When lot area goes up by 1%, the sale price of the home increases by \$560.28 holding all other X constant
If the lot area goes from 1000 to 1010 –> Sale price increases by \$560.28

Question 3:

When lot area goes up by 1, the sale price of the home increases by .001309% holding all other X constant

Question 4:

I think that model 4 best explains the data becaus it has the highest r2 and I think using the log function on both the sale price and lot area makes the most sense for this model. Since model 4 has the highest r2 out of thise models, that means that the model can explain more of the variation in the sale price compared to the other models.

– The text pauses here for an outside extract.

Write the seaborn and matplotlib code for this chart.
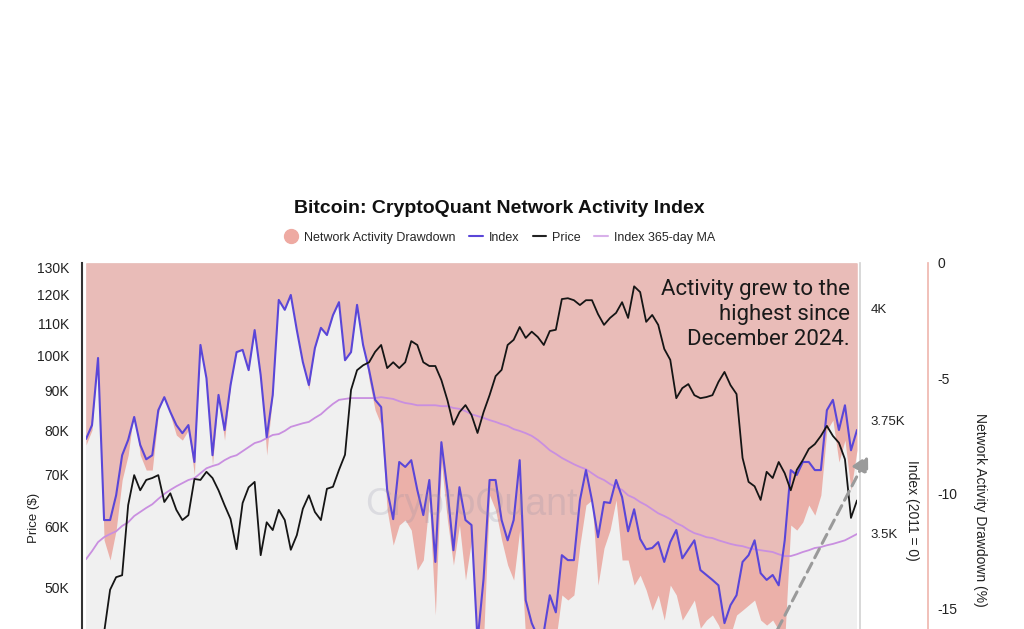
import numpy as np
import pandas as pd
import matplotlib.pyplot as plt
import seaborn as sns
from matplotlib.lines import Line2D
from matplotlib.ticker import NullLocator

sns.set_theme(style="white")
plt.rcParams['font.family'] = ['Liberation Sans', 'DejaVu Sans']

# values (price in $K, index in points, drawdown in %)
price_k = [42.0, 42.6, 43.1, 43.6, 49.6, 51.5, 51.8, 63.9, 69.9, 66.8,
           68.9, 69.3, 69.9, 64.5, 66.2, 63.0, 61.1, 62.0, 69.1, 68.9,
           70.6, 69.3, 66.8, 63.9, 61.3, 56.0, 64.3, 67.4, 68.5, 55.0,
           60.7, 59.3, 63.0, 61.1, 55.9, 58.4, 63.2, 65.8, 62.6, 61.1,
           67.1, 67.5, 71.0, 74.3, 90.2, 95.7, 97.1, 98.0, 101.1, 103.2,
           96.3, 98.0, 96.3, 98.0, 104.4, 103.2, 98.0, 96.9, 96.9, 92.9,
           87.5, 81.3, 84.4, 86.2, 83.7, 79.3, 84.4, 88.8, 94.0, 95.8,
           103.2, 104.8, 108.9, 105.4, 107.4, 105.7, 103.2, 107.6, 108.0, 118.4,
           118.7, 118.0, 116.3, 118.0, 118.0, 113.2, 109.6, 111.9, 113.6, 117.3,
           111.9, 123.0, 120.9, 110.6, 112.9, 109.6, 102.0, 98.7, 88.0, 90.7,
           91.8, 88.8, 88.0, 88.3, 88.8, 92.4, 95.2, 91.5, 89.1, 73.6,
           68.5, 67.6, 64.9, 70.6, 69.3, 72.7, 70.3, 66.8, 71.0, 73.1,
           75.6, 76.7, 78.6, 81.0, 78.6, 77.0, 73.3, 61.5, 64.8]

index = [3709, 3740, 3889, 3529, 3529, 3584, 3673, 3707, 3758, 3696,
         3664, 3673, 3773, 3802, 3769, 3740, 3722, 3740, 3658, 3918,
         3844, 3673, 3807, 3729, 3829, 3902, 3907, 3862, 3951, 3851,
         3713, 3807, 4018, 3996, 4029, 3951, 3880, 3829, 3911, 3956,
         3940, 3984, 4013, 3884, 3902, 4007, 3918, 3862, 3796, 3780,
         3596, 3531, 3658, 3647, 3662, 3596, 3540, 3618, 3436, 3702,
         3596, 3462, 3602, 3529, 3518, 3260, 3398, 3618, 3618, 3529,
         3484, 3529, 3662, 3351, 3300, 3270, 3280, 3362, 3324, 3451,
         3440, 3440, 3573, 3640, 3573, 3491, 3569, 3567, 3618, 3580,
         3504, 3553, 3487, 3464, 3467, 3480, 3436, 3480, 3507, 3444,
         3464, 3484, 3418, 3407, 3396, 3384, 3300, 3340, 3362, 3436,
         3451, 3484, 3411, 3396, 3407, 3384, 3484, 3640, 3629, 3658,
         3658, 3640, 3640, 3773, 3796, 3729, 3784, 3684, 3729]

index_ma = [3442, 3460, 3480, 3491, 3498, 3504, 3516, 3524, 3538, 3547,
            3556, 3564, 3576, 3587, 3596, 3604, 3611, 3618, 3622, 3633,
            3644, 3649, 3653, 3662, 3669, 3673, 3682, 3691, 3700, 3704,
            3711, 3718, 3720, 3727, 3736, 3740, 3744, 3747, 3756, 3764,
            3776, 3787, 3796, 3798, 3800, 3800, 3800, 3800, 3800, 3802,
            3800, 3798, 3793, 3789, 3787, 3784, 3784, 3784, 3784, 3782,
            3782, 3778, 3776, 3771, 3764, 3760, 3756, 3751, 3747, 3742,
            3738, 3731, 3727, 3722, 3716, 3707, 3696, 3684, 3676, 3667,
            3660, 3653, 3647, 3642, 3633, 3624, 3618, 3609, 3602, 3596,
            3584, 3578, 3569, 3562, 3553, 3544, 3538, 3531, 3522, 3516,
            3507, 3500, 3496, 3491, 3489, 3484, 3480, 3476, 3473, 3471,
            3467, 3464, 3462, 3460, 3458, 3453, 3449, 3449, 3453, 3458,
            3462, 3467, 3469, 3473, 3476, 3480, 3484, 3491, 3498]

drawdown = [-7.91, -7.26, -3.35, -12.04, -12.91, -11.61, -9.43, -8.35, -6.39, -8.35,
            -9.0, -9.0, -6.61, -5.30, -6.61, -7.48, -7.70, -7.26, -9.22, -2.57,
            -4.87, -8.78, -5.74, -7.70, -5.30, -2.91, -3.13, -4.65, -1.61, -4.65,
            -8.35, -5.74, -0.30, -0.96, -0.05, -2.48, -4.22, -5.52, -3.35, -2.04,
            -2.70, -1.61, -1.17, -4.22, -3.57, -1.26, -3.35, -5.09, -6.39, -7.04,
            -10.74, -12.26, -11.39, -11.17, -11.61, -13.35, -12.91, -10.30, -15.30, -8.65,
            -11.17, -13.13, -11.39, -13.78, -12.04, -16.39, -16.39, -10.09, -10.74, -12.04,
            -13.13, -13.78, -11.61, -16.39, -16.39, -16.39, -16.39, -15.96, -16.39, -14.43,
            -14.65, -14.43, -12.26, -10.52, -10.30, -14.0, -12.39, -11.61, -10.30, -12.91,
            -12.91, -14.0, -13.57, -14.22, -15.09, -14.43, -15.52, -14.0, -14.43, -15.52,
            -15.09, -14.65, -15.87, -15.52, -15.30, -15.74, -16.39, -16.17, -15.30, -15.09,
            -14.87, -14.65, -15.52, -15.74, -15.52, -15.96, -16.39, -11.39, -11.61, -11.26,
            -10.52, -10.96, -10.09, -7.26, -6.83, -8.65, -7.70, -9.87, -8.13]

dates = pd.date_range("2024-01-22", "2026-03-08", periods=len(price_k))

price_ticks = [50, 60, 70, 80, 90, 100, 110, 120, 130]
price_labels = [f"{t}K" for t in price_ticks]
index_ticks = [3500, 3750, 4000]
index_labels = ["3.5K", "3.75K", "4K"]
dd_ticks = [0, -5, -10, -15]
dd_labels = ["0", "-5", "-10", "-15"]

fig = plt.figure(figsize=(10.24, 6.29), dpi=100)

# drawdown (host axes, background)
ax_dd = fig.add_axes([86 / 1024, 0, 771 / 1024, 366 / 629])
ax_dd.set_facecolor('#f0f0f0')
ax_dd.fill_between(dates, 0, drawdown, color='#ebb0a9', lw=0)
ax_dd.set_ylim(-15.91, 0)
ax_dd.set_xlim(dates[0], dates[-1])

# index axis
ax_idx = ax_dd.twinx()
idx_top = 4100
ax_idx.fill_between(dates, index, idx_top, color='#e9bcb8', lw=0)
sns.lineplot(x=dates, y=index_ma, ax=ax_idx, color='#c98fe0', lw=1.3)
sns.lineplot(x=dates, y=index, ax=ax_idx, color='#5a46d8', lw=1.5)
ax_idx.set_ylim(3287, idx_top)

# price axis (log)
ax_p = ax_dd.twinx()
sns.lineplot(x=dates, y=price_k, ax=ax_p, color='#151515', lw=1.3)
ax_p.set_yscale('log')
ax_p.set_ylim(44.1, 131.9)
ax_p.yaxis.set_minor_locator(NullLocator())
ax_p.set_yticks(price_ticks)
ax_p.set_yticklabels(price_labels)
ax_p.yaxis.tick_left()
ax_p.yaxis.set_label_position('left')

for a in (ax_dd, ax_idx, ax_p):
    a.spines['top'].set_visible(False)
    a.spines['bottom'].set_visible(False)
    a.tick_params(axis='x', bottom=False, labelbottom=False)
    a.set_xlabel('')
    a.grid(False)

ax_dd.spines['left'].set_visible(False)
ax_dd.spines['right'].set_position(('outward', 51))
ax_dd.spines['right'].set_color('#f0b8b0')
ax_dd.yaxis.tick_right()
ax_dd.set_yticks(dd_ticks)
ax_dd.set_yticklabels(dd_labels)
ax_dd.tick_params(axis='y', length=0, pad=7, labelsize=10, labelcolor='#222')

ax_idx.spines['left'].set_visible(False)
ax_idx.spines['right'].set_position(('outward', 2))
ax_idx.spines['right'].set_color('#d4d4d4')
ax_idx.set_yticks(index_ticks)
ax_idx.set_yticklabels(index_labels)
ax_idx.tick_params(axis='y', length=0, pad=8, labelsize=9.5, labelcolor='#222')

ax_p.spines['right'].set_visible(False)
ax_p.spines['left'].set_position(('outward', 3))
ax_p.spines['left'].set_color('#333333')
ax_p.spines['left'].set_linewidth(1.5)
ax_p.tick_params(axis='y', length=0, pad=9, labelsize=10, labelcolor='#222')

ax_p.set_ylabel('Price ($)', fontsize=9.5, color='#222')
ax_p.yaxis.set_label_coords(-0.06, 0.303)
ax_idx.set_ylabel('Index (2011 = 0)', fontsize=10, color='#222', rotation=270, va='center')
ax_idx.yaxis.set_label_coords(1.071, 0.325)
ax_dd.set_ylabel('Network Activity Drawdown (%)', fontsize=10, color='#222', rotation=270, va='center')
ax_dd.yaxis.set_label_coords(1.160, 0.325)

# watermark
ax_p.text(0.5, 0.34, "CryptoQuant", transform=ax_p.transAxes, ha='center', va='center',
          fontsize=27, color='#8888a0', alpha=0.2)

# annotation
ax_p.text(0.991, 0.955, "Activity grew to the\nhighest since\nDecember 2024.",
          transform=ax_p.transAxes, ha='right', va='top', fontsize=16,
          family=['Roboto', 'DejaVu Sans'], fontweight='normal', color='#1a1a1a',
          linespacing=1.25, multialignment='right')

ax_p.annotate('', xy=(868, 174), xycoords='figure pixels',
              xytext=(770, -15), textcoords='figure pixels',
              arrowprops=dict(arrowstyle='-|>,head_length=0.6,head_width=0.32',
                              color='#9a9a9a', lw=2.2, linestyle=(0, (3.3, 2)),
                              shrinkA=0, shrinkB=0, mutation_scale=16),
              annotation_clip=False)

fig.text(0.488, 0.669, "Bitcoin: CryptoQuant Network Activity Index", ha='center',
         va='center', fontsize=14, fontweight='bold', color='#111')

handles = [Line2D([], [], marker='o', ls='none', color='#eeaaa2', markersize=10),
           Line2D([], [], color='#5a46d8', lw=1.5),
           Line2D([], [], color='#222222', lw=1.5),
           Line2D([], [], color='#d8b0ea', lw=1.5)]
labels = ["Network Activity Drawdown", "Index", "Price", "Index 365-day MA"]
fig.legend(handles, labels, loc='center', bbox_to_anchor=(0.488, 0.622), ncol=4,
           frameon=False, fontsize=9, handlelength=1.1, columnspacing=1.1,
           handletextpad=0.45)

fig.savefig('out.png', dpi=100)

Additionally, because of the EDA I preformed above, I think taking the log of both variables makes the most sense. This helps to normalize the distribution, reducing the effect of the outliers that I identified in part 1.

Question 5:

When year sold goes up by 1, the sale price of the home decreases by 0.51% holding all other X constant

Question 6:

For homes sold in the year 2006, the average value of the log of sale price is 12.0229

Question 7:

The sale price is about 2.56% higher on average for homes sold in 2007 than homes sold in 2008

Question 8:

The r2 of model 6 is higher than the r2 of model 5 because there is more correlation between the sales price and the sales year when the year is 2007 or 2008. The model explains the variation in sales price better when the year 2006 is omitted.

Question 9:

The variables I included were:

v_Neighborhood: Physical locations within Ames city limits
v_MS_SubClass: Identifies the type of dwelling involved in the sale
v_Low_Qual_Fin_SF: Low quality finished square feet (all floors)
v_Fireplaces: Number of fireplaces
v_Year_Built: Original construction date

Question 10:

0.684

Question 11:

Model 6 is just comparing the difference in sales prices between the year 2007 and 2008. Since this model is specific to those years, I don’t think it could be used in a predictive regression. Additionally, the model could be somewhat irregular due to the housing crisis in 2008, so I think that is another reason it wouldn’t be good to use as a predictive regression.

Question 12:

Model 5 is showing the relationship between the sales price and year sold in general, so I think you could use it for a predictive regression, but it’s not Ideal. It would definitely be better than model 6, but it only takes into account 3 years, one of those being 2008 which could cause irregularities in the model due to the housing crisis. Ideally, a model that takes into account more years of data would be better for a predictive regression.